Make no mistake about it, the injury was a crushing blow for Stewart and his race team. But looking at the big picture, Tony Stewart is a very lucky man.
Medical experts familiar with burst fractures – though not Stewart’s particular case – say his injury was extremely severe. The result of high-energy vertical loads, burst fractures compress the vertebra and cause it – quite literally – to explode. Fragments of bone can then penetrate the surrounding soft tissues and spinal canal, often causing permanent damage to the spinal cord and irreversible paralysis.
Stewart reportedly has both feeling and function in all four extremities, meaning that he – quite literally – dodged a bullet. He has undergone surgery to stabilize the break, and now begins a lengthy process of healing and rehabilitation.

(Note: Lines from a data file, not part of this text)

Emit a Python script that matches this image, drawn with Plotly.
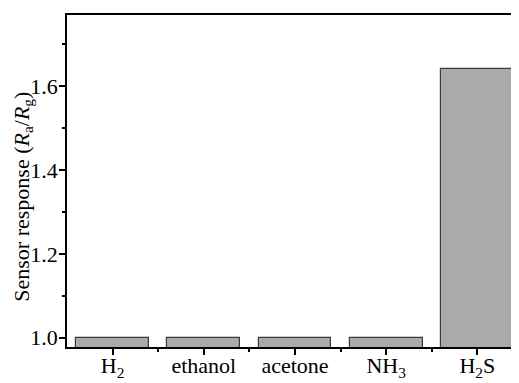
import plotly.graph_objects as go

categories = ["H2", "ethanol", "acetone", "NH3", "H2S"]
tick_labels = ["H<sub>2</sub>", "ethanol", "acetone", "NH<sub>3</sub>", "H<sub>2</sub>S"]
responses = [1.0, 1.0, 1.0, 1.0, 1.64]
y_title = "Sensor response (<i>R</i><sub>a</sub>/<i>R</i><sub>g</sub>)"

positions = list(range(len(categories)))

fig = go.Figure()
fig.add_trace(go.Bar(
    x=positions,
    y=responses,
    width=0.8,
    marker=dict(color="#aaaaaa", line=dict(color="#3a3a3a", width=1.2)),
    hovertext=categories,
))

font = dict(family="Liberation Serif, Times New Roman, serif", size=22, color="black")

# page body has an 8px default margin, so margins are offset to compensate
fig.update_layout(
    width=519, height=383,
    margin=dict(l=59, r=4, t=7, b=44),
    plot_bgcolor="white", paper_bgcolor="white",
    font=font,
    showlegend=False,
    bargap=0,
)
fig.update_xaxes(
    automargin=False,
    range=[-0.5, 4.5],
    tickmode="array", tickvals=positions, ticktext=tick_labels,
    ticks="outside", ticklen=6, tickwidth=1.5, tickcolor="black",
    ticklabelstandoff=-8,
    minor=dict(tickmode="array", tickvals=[p + 0.5 for p in positions], ticks="outside", ticklen=3, tickwidth=1.5, tickcolor="black"),
    showline=True, linecolor="black", linewidth=1.5, mirror=True,
    showgrid=False, zeroline=False,
)
fig.update_yaxes(
    automargin=False,
    range=[0.978, 1.770],
    tickmode="array", tickvals=[1.0, 1.2, 1.4, 1.6], ticktext=["1.0", "1.2", "1.4", "1.6"],
    ticks="outside", ticklen=6, tickwidth=1.5, tickcolor="black",
    ticklabelstandoff=-3,
    minor=dict(tickmode="array", tickvals=[1.1, 1.3, 1.5, 1.7], ticks="outside", ticklen=3, tickwidth=1.5, tickcolor="black", showgrid=False),
    showline=True, linecolor="black", linewidth=1.5, mirror=True,
    showgrid=False, zeroline=False,
)
fig.add_annotation(
    text=y_title, textangle=-90,
    xref="paper", yref="paper", x=-0.097, y=0.452,
    xanchor="center", yanchor="middle", showarrow=False, borderpad=0,
    font=dict(family="Liberation Serif, Times New Roman, serif", size=22, color="black"),
)

fig.write_html("out.html")
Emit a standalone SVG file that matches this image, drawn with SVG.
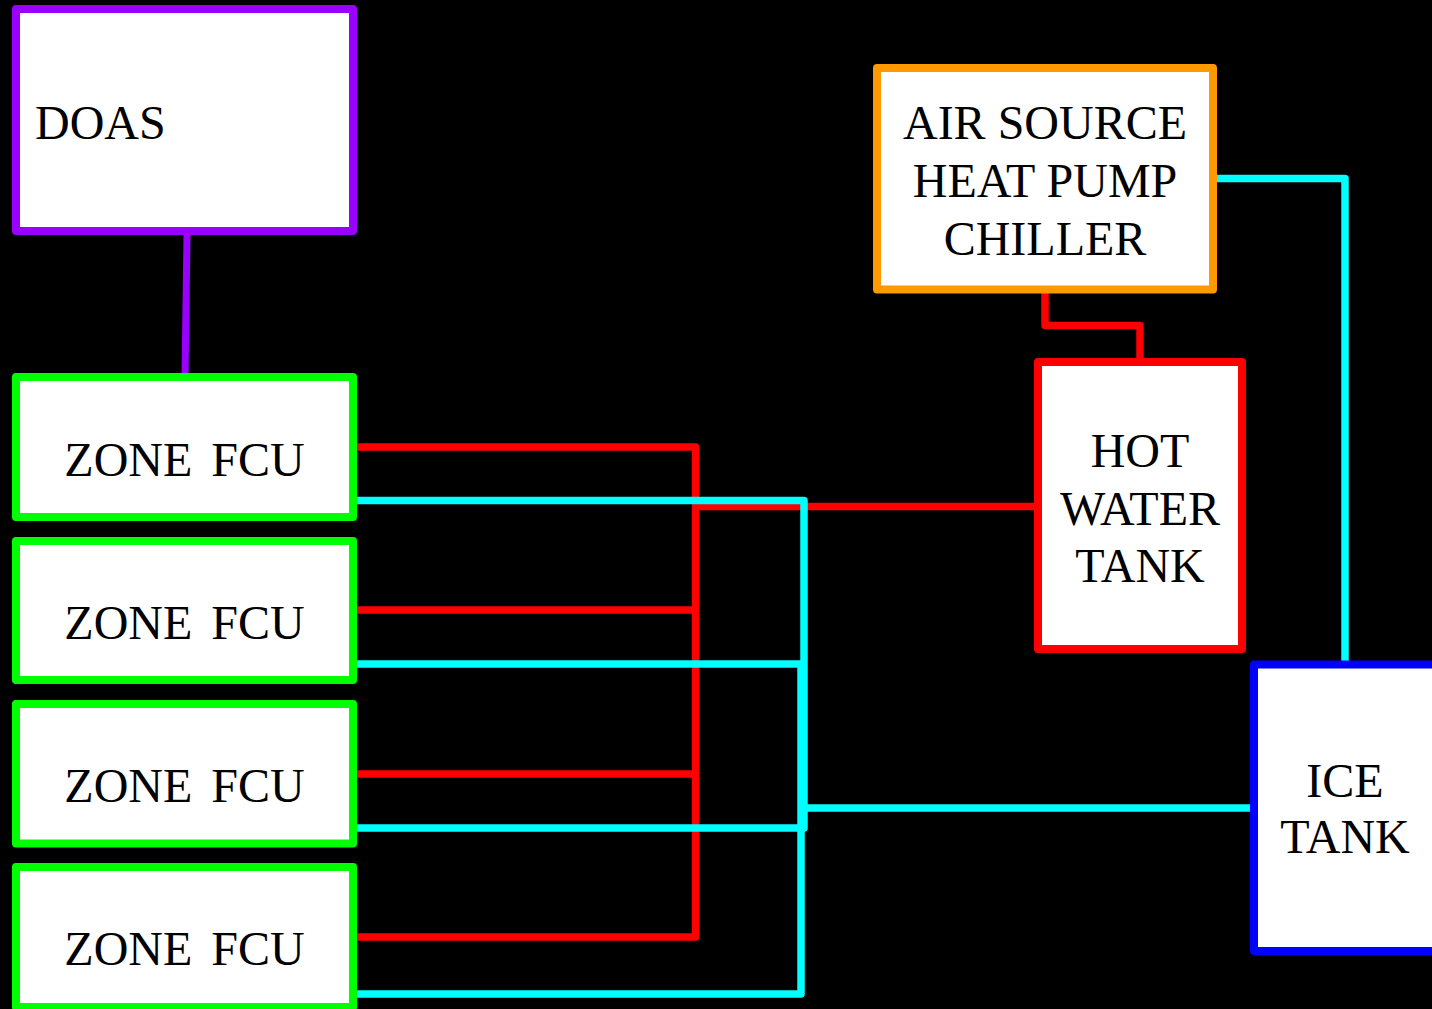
<svg xmlns="http://www.w3.org/2000/svg" width="1432" height="1009" viewBox="0 0 1432 1009">
<style>
.box{fill:#ffffff;stroke-width:8;stroke-linejoin:round}
.t{font-family:"Liberation Serif","Times New Roman",serif;font-size:48px;fill:#000000}
.c{text-anchor:middle}
.red{fill:none;stroke:#ff0000;stroke-width:7.5;stroke-linejoin:round}
.cyan{fill:none;stroke:#00ffff;stroke-width:7.5;stroke-linejoin:round}
.purple{fill:none;stroke:#9900ff;stroke-width:7}
</style>
<rect width="1432" height="1009" fill="#000000"/>
<g id="connectors">
<path class="purple" d="M187,235 L185,377"/>
<path class="red" d="M1045,293 V325.5 H1140 V358"/>
<path class="red" d="M355,447 H695.5 V937 H355"/>
<path class="red" d="M355,610 H695.5 M355,774 H695.5"/>
<path class="red" d="M695.5,506.5 H1036"/>
<path class="cyan" d="M355,664 H801 V994 H355"/>
<path class="cyan" d="M355,500.5 H804 V828 H355"/>
<path class="cyan" d="M804,808 H1251"/>
<path class="cyan" d="M1216,178.5 H1345 V661"/>
</g>
<g id="doas">
<rect class="box" x="16" y="9" width="337" height="222" stroke="#9900ff"/>
<text class="t" x="35" y="139">DOAS</text>
</g>
<g id="fcu1">
<rect class="box" x="16" y="377" width="337" height="140" stroke="#00ff00"/>
<text class="t c" x="184.5" y="476" word-spacing="7">ZONE FCU</text>
</g>
<g id="fcu2">
<rect class="box" x="16" y="541" width="337" height="139" stroke="#00ff00"/>
<text class="t c" x="184.5" y="639" word-spacing="7">ZONE FCU</text>
</g>
<g id="fcu3">
<rect class="box" x="16" y="704" width="337" height="139.5" stroke="#00ff00"/>
<text class="t c" x="184.5" y="802" word-spacing="7">ZONE FCU</text>
</g>
<g id="fcu4">
<rect class="box" x="16" y="867" width="337" height="140" stroke="#00ff00"/>
<text class="t c" x="184.5" y="965" word-spacing="7">ZONE FCU</text>
</g>
<g id="chiller">
<rect class="box" x="877" y="68" width="336" height="221.5" stroke="#ff9900"/>
<text class="t c" x="1045" y="139">AIR SOURCE</text>
<text class="t c" x="1045" y="197">HEAT PUMP</text>
<text class="t c" x="1045" y="255">CHILLER</text>
</g>
<g id="hotwater">
<rect class="box" x="1038" y="362" width="204" height="287" stroke="#ff0000"/>
<text class="t c" x="1140" y="467">HOT</text>
<text class="t c" x="1140" y="525">WATER</text>
<text class="t c" x="1140" y="582">TANK</text>
</g>
<g id="icetank">
<rect class="box" x="1254" y="664.5" width="182" height="286.5" stroke="#0000ff"/>
<text class="t c" x="1345" y="797">ICE</text>
<text class="t c" x="1345" y="853">TANK</text>
</g>
</svg>
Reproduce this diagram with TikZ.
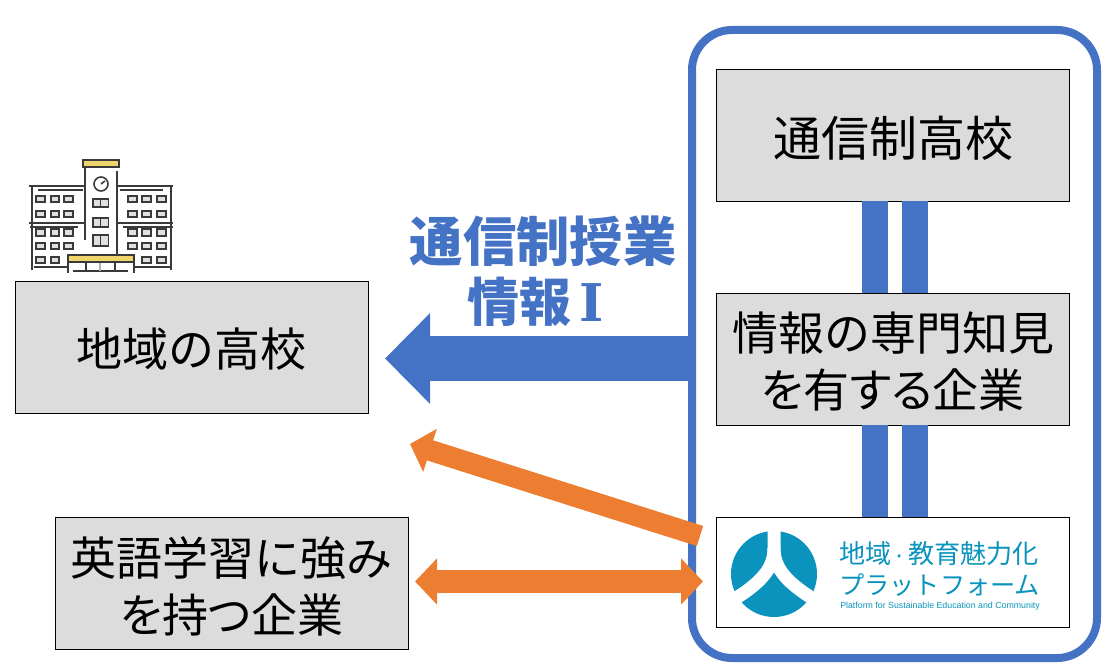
\documentclass[tikz,border=0pt]{standalone}
\usepackage{fontspec}
\usetikzlibrary{arrows.meta}
\setmainfont{Noto Sans CJK JP}
\setsansfont{Liberation Sans}
\newfontfamily\paltfont[RawFeature=+palt]{Noto Sans CJK JP}
\newfontfamily\numeralfont{DejaVu Serif}
\newcommand{\lift}[1]{\rule{0pt}{#1}}
\definecolor{pblue}{HTML}{4472C4}
\definecolor{porange}{HTML}{ED7D31}
\definecolor{pgray}{HTML}{DCDCDC}
\definecolor{pteal}{HTML}{0A93BC}
\definecolor{pyellow}{HTML}{EFD36B}
\definecolor{pink}{HTML}{3A3A3A}
\tikzset{
  x=0.75pt,y=-0.75pt,
  graybox/.style={draw=black,line width=0.6pt,fill=pgray,inner sep=0pt,outer sep=0pt,align=center,
    minimum width=353*0.75pt,minimum height=132*0.75pt,
    font=\fontsize{34.5pt}{43pt}\selectfont},
  whitebox/.style={draw=black,line width=0.6pt,fill=white,inner sep=0pt,outer sep=0pt,
    minimum width=353*0.75pt,minimum height=110*0.75pt},
  bluebar/.style={draw=pblue,line width=26*0.75pt},
  bigarrow/.style={draw=pblue,line width=45*0.75pt,-{Triangle[length=45*0.75pt,width=88*0.75pt]}},
  oneway/.style={draw=porange,line width=21*0.75pt,-{Triangle[length=21*0.75pt,width=44*0.75pt]}},
  twoway/.style={draw=porange,line width=23*0.75pt,{Triangle[length=22*0.75pt,width=45*0.75pt]}-{Triangle[length=22*0.75pt,width=45*0.75pt]}},
  heading/.style={text=pblue,inner sep=0pt,font=\fontsize{40pt}{48pt}\selectfont\bfseries},
  logotext/.style={text=pteal,inner sep=0pt,font=\fontsize{19.6pt}{20pt}\selectfont},
  ink/.style={draw=pink,line width=1.2pt},
  win/.style={draw=pink,fill=black!12,line width=1.05pt},
  gold/.style={draw=pink,fill=pyellow,line width=0.9pt},
}
\begin{document}
\begin{tikzpicture}
\useasboundingbox (0,0) rectangle (1120,670);
% frame
\node[draw=pblue,line width=8*0.75pt,rounded corners=30pt,fill=white,inner sep=0pt,outer sep=0pt,
  minimum width=405*0.75pt,minimum height=628*0.75pt] (frame) at (894.5,344) {};
% boxes
\node[graybox,font=\fontsize{36pt}{43pt}\selectfont] (top) at (893,135) {\lift{34.7pt}通信制高校};
\node[graybox] (mid) at (893,359) {\lift{33pt}情報の専門知見\\{\paltfont を有する企業}};
\node[whitebox] (logo) at (893,572) {};
\node[graybox] (school) at (191.5,347.5) {\lift{32pt}地域の高校};
\node[graybox] (eng) at (231.5,583) {\lift{34pt}英語学習に強み\\{\paltfont を持つ企業}};
% bars
\foreach \dx in {-18,22}{
  \draw[bluebar] ([xshift=\dx*0.75pt]top.south) -- ([xshift=\dx*0.75pt]mid.north);
  \draw[bluebar] ([xshift=\dx*0.75pt]mid.south) -- ([xshift=\dx*0.75pt]logo.north);
}
% arrows
\coordinate (bigA) at (692,358.5);
\coordinate (bigB) at (385,358.5);
\coordinate (oneA) at (700,536);
\coordinate (oneB) at (410,444);
\coordinate (twoA) at (703,581.5);
\coordinate (twoB) at (415,581.5);
\draw[bigarrow] (bigA) -- (bigB);
\draw[oneway] (oneA) -- (oneB);
\draw[twoway] (twoB) -- (twoA);
% heading
\node[heading] (h1) at (543,241) {通信制授業};
\node[heading,anchor=west,font=\fontsize{39pt}{48pt}\selectfont\bfseries] (h2) at (467,302) {情報\hspace{6pt}{\numeralfont\bfseries Ⅰ}};
% logo
\fill[pteal] (774,574) circle [radius=43];
\draw[white,line width=13*0.75pt] (774,522) -- (774,548) .. controls (774,568) and (762,583) .. (728,603);
\draw[white,line width=13*0.75pt] (774,548) .. controls (774,568) and (786,583) .. (820,603);
\node[logotext,anchor=west] (l1) at (839,554) {地域\hspace{2.5pt}{\sffamily·}\hspace{3.5pt}教育魅力化};
\node[logotext,anchor=west,font=\fontsize{18.9pt}{20pt}\selectfont] (l2) at (839,585) {プラットフォーム};
\node[text=pteal,inner sep=0pt,anchor=west,font=\sffamily\fontsize{6.6pt}{8pt}\selectfont] (l3) at (840,606) {Platform for Sustainable Education and Community};
% school icon
\draw[gold] (83,160) rectangle (119,167);
\draw[ink] (85,167) -- (85,240);
\draw[ink] (117,171) -- (117,255);
\draw[ink] (101,184) circle [radius=7];
\draw[ink] (101,184) -- (105,181);
\draw[ink] (29,186) -- (84,186) (38,190) -- (83,190);
\draw[ink] (118,186) -- (173,186) (120,190) -- (163,190);
\draw[ink] (32,186) -- (32,270) (171,186) -- (171,270);
\draw[ink] (29,223) -- (84,223) (30,227) -- (78,227);
\draw[ink] (118,223) -- (173,223) (123,227) -- (173,227);
\foreach \y/\h in {199/8,218/9,235/11}{
  \draw[win] (93,\y) rectangle (100.5,\y+\h);
  \draw[win] (100.5,\y) rectangle (108.5,\y+\h);
}
\foreach \y/\h in {196/6,211/6,229/7,243/6}{
  \foreach \x/\w in {36/9,51/8,64/9,128/9,142/9,157/9}{
    \draw[win] (\x,\y) rectangle (\x+\w,\y+\h);
  }
}
\foreach \x/\w in {36/9,51/8,142/9,157/9}{
  \draw[win] (\x,257) rectangle (\x+\w,263);
}
\draw[ink] (34,267) -- (68,267) (134,267) -- (170,267);
\draw[ink] (68,262) -- (68,273) (134,262) -- (134,273);
\draw[ink] (73,271) -- (128,271) (86,262) -- (86,271) (115,262) -- (115,271);
\draw[draw=black!30,line width=1pt] (100,262) -- (100,271);
\draw[gold] (68,255) rectangle (134,262);
\end{tikzpicture}
\end{document}
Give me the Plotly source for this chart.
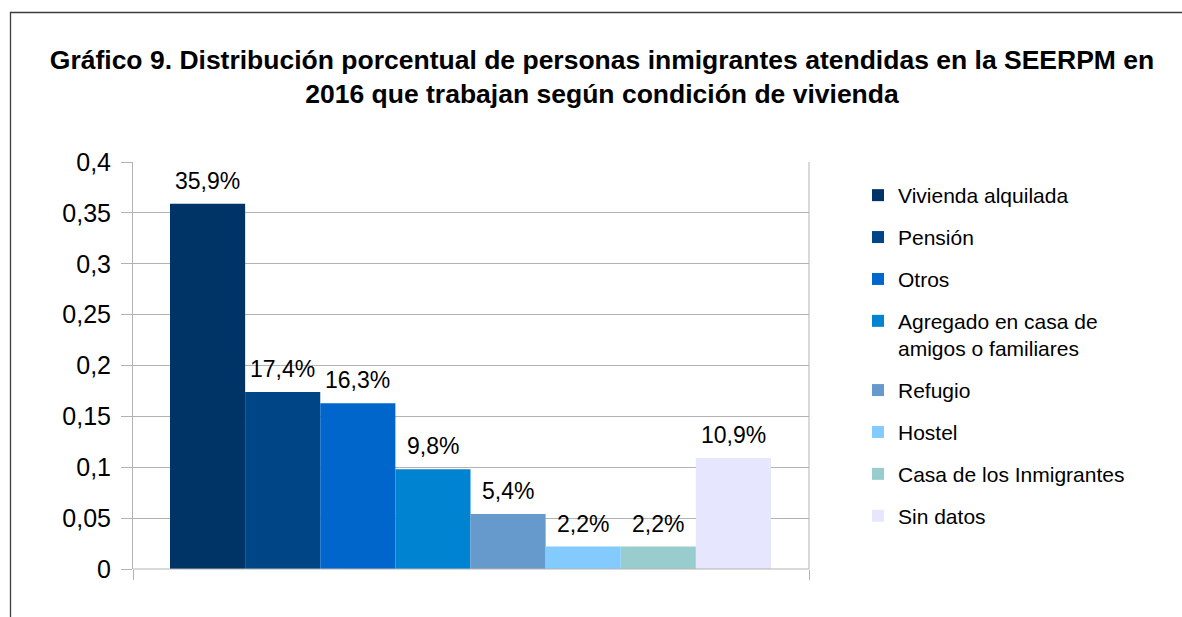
import plotly.graph_objects as go

categories = ["Vivienda alquilada", "Pensión", "Otros",
              "Agregado en casa de<br>amigos o familiares", "Refugio",
              "Hostel", "Casa de los Inmigrantes", "Sin datos"]
values = [0.359, 0.174, 0.163, 0.098, 0.054, 0.022, 0.022, 0.109]
labels = ["35,9%", "17,4%", "16,3%", "9,8%", "5,4%", "2,2%", "2,2%", "10,9%"]
colors = ["#003366", "#004586", "#0066cc", "#0084d1", "#6699cc",
          "#83caff", "#99cccc", "#e6e6ff"]
y_ticks = [0, 0.05, 0.1, 0.15, 0.2, 0.25, 0.3, 0.35, 0.4]

FONT = "Liberation Sans, Arial, sans-serif"

W, H = 1182, 617
L, R, T, B = 133, 373, 162, 48
pw, ph = W - L - R, H - T - B

def px(x):
    return (x - L) / pw

def py(y):
    return (H - B - y) / ph

fig = go.Figure()
annotations = []
for i, (name, v, lab, c) in enumerate(zip(categories, values, labels, colors)):
    fig.add_trace(go.Bar(
        x=[i], y=[v], name=name, width=1,
        marker=dict(color=c, line=dict(width=0)),
        legendgroup=f"g{i}", hoverinfo="skip",
    ))
    annotations.append(dict(
        x=i, y=v, xref="x", yref="y", text=lab, showarrow=False,
        yanchor="bottom", xanchor="center", yshift=8,
        font=dict(size=23, family=FONT, color="#000000"),
    ))

bar_px = (771 - 170) / len(values)
x_lo = -0.5 - (170 - L) / bar_px
x_hi = len(values) - 0.5 + (W - R - 771) / bar_px

fig.update_layout(
    width=W, height=H,
    margin=dict(l=L, r=R, t=T, b=B, autoexpand=False),
    paper_bgcolor="white", plot_bgcolor="white",
    separators=", ",
    barmode="overlay",
    font=dict(family=FONT, color="#000000"),
    title=dict(
        text="<b>Gráfico 9. Distribución porcentual de personas inmigrantes atendidas en la SEERPM en<br>2016 que trabajan según condición de vivienda</b>",
        x=602 / W, xref="container", xanchor="center",
        y=1 - 69 / H, yanchor="middle", yref="container",
        font=dict(size=26.5, family=FONT, color="#000000"),
    ),
    showlegend=True,
    legend=dict(
        x=px(858), y=py(175), xanchor="left", yanchor="top",
        font=dict(size=21, family=FONT, color="#000000"),
        tracegroupgap=11.6, itemwidth=30, bgcolor="rgba(0,0,0,0)",
        traceorder="grouped", valign="top",
    ),
    xaxis=dict(
        range=[x_lo, x_hi], tickvals=[x_lo, x_hi], ticktext=["", ""],
        ticks="outside", ticklen=10, tickcolor="#b3b3b3", tickwidth=1,
        showgrid=False, zeroline=False, showline=False, fixedrange=True,
    ),
    yaxis=dict(
        range=[0, 0.4], tickvals=y_ticks,
        ticks="outside", ticklen=11, tickcolor="#b3b3b3", tickwidth=1,
        showgrid=True, gridcolor="#b3b3b3", gridwidth=1,
        zeroline=False, showline=True, linecolor="#b3b3b3", linewidth=1,
        tickfont=dict(size=25, family=FONT, color="#000000"),
        ticklabelstandoff=5, fixedrange=True,
    ),
    annotations=annotations,
    shapes=[
        dict(type="line", xref="paper", yref="paper",
             x0=1, x1=1, y0=0, y1=1,
             line=dict(color="#b3b3b3", width=1)),
        dict(type="line", xref="paper", yref="paper",
             x0=0, x1=1, y0=0, y1=0,
             line=dict(color="#b3b3b3", width=1)),
        dict(type="path", xref="paper", yref="paper",
             path=f"M {px(10.5)},{py(640)} L {px(10.5)},{py(12.5)} L {px(1200)},{py(12.5)}",
             line=dict(color="#3c3c3c", width=1.3)),
    ],
)

fig.write_html("out.html", config={"displayModeBar": False},
               post_script="document.body.style.margin='0';document.body.style.overflow='hidden';")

Wednesday’s surgery likely involved removal of bone fragments, along with stabilization of the affected vertebra. This is accomplished in one of two ways; the first being spinal fusion surgery, where two or more vertebra are permanently immobilized with titanium plates or implants. In rarer cases, the fractured vertebra is completely replaced with artificial or cadaver bone. Experts say that type of procedure is less likely to be performed on a person as young and active as Stewart, since no long-term studies have been done to determine the long-term stability of that type of repair.
Stewart’s timeline for recovery will be measured in months, rather than weeks. Patients typically spend 2-3 months in a lumbar brace, before being cleared to return to light duty. “Light duty” for an office worker might include spending half days in the cubicle for a week or two.
Unfortunately, there is no “light duty” in NASCAR.
Stewart’s shattered vertebra must be allowed to fully and completely heal before he even thinks of climbing back through the window of a race car, lest a bump in traffic, a sudden stop or – God forbid – a high-speed crash leave him with permanent, paralyzing injuries.
Stewart will almost certainly be treated aggressively, by the foremost experts in the field. Even with the best possible treatment, however, he is unlikely to see the inside of a racecar again for many weeks.
The good news is, when he’s ready to leave the hospital, he’ll walk out on his own two feet, rather than in a wheelchair.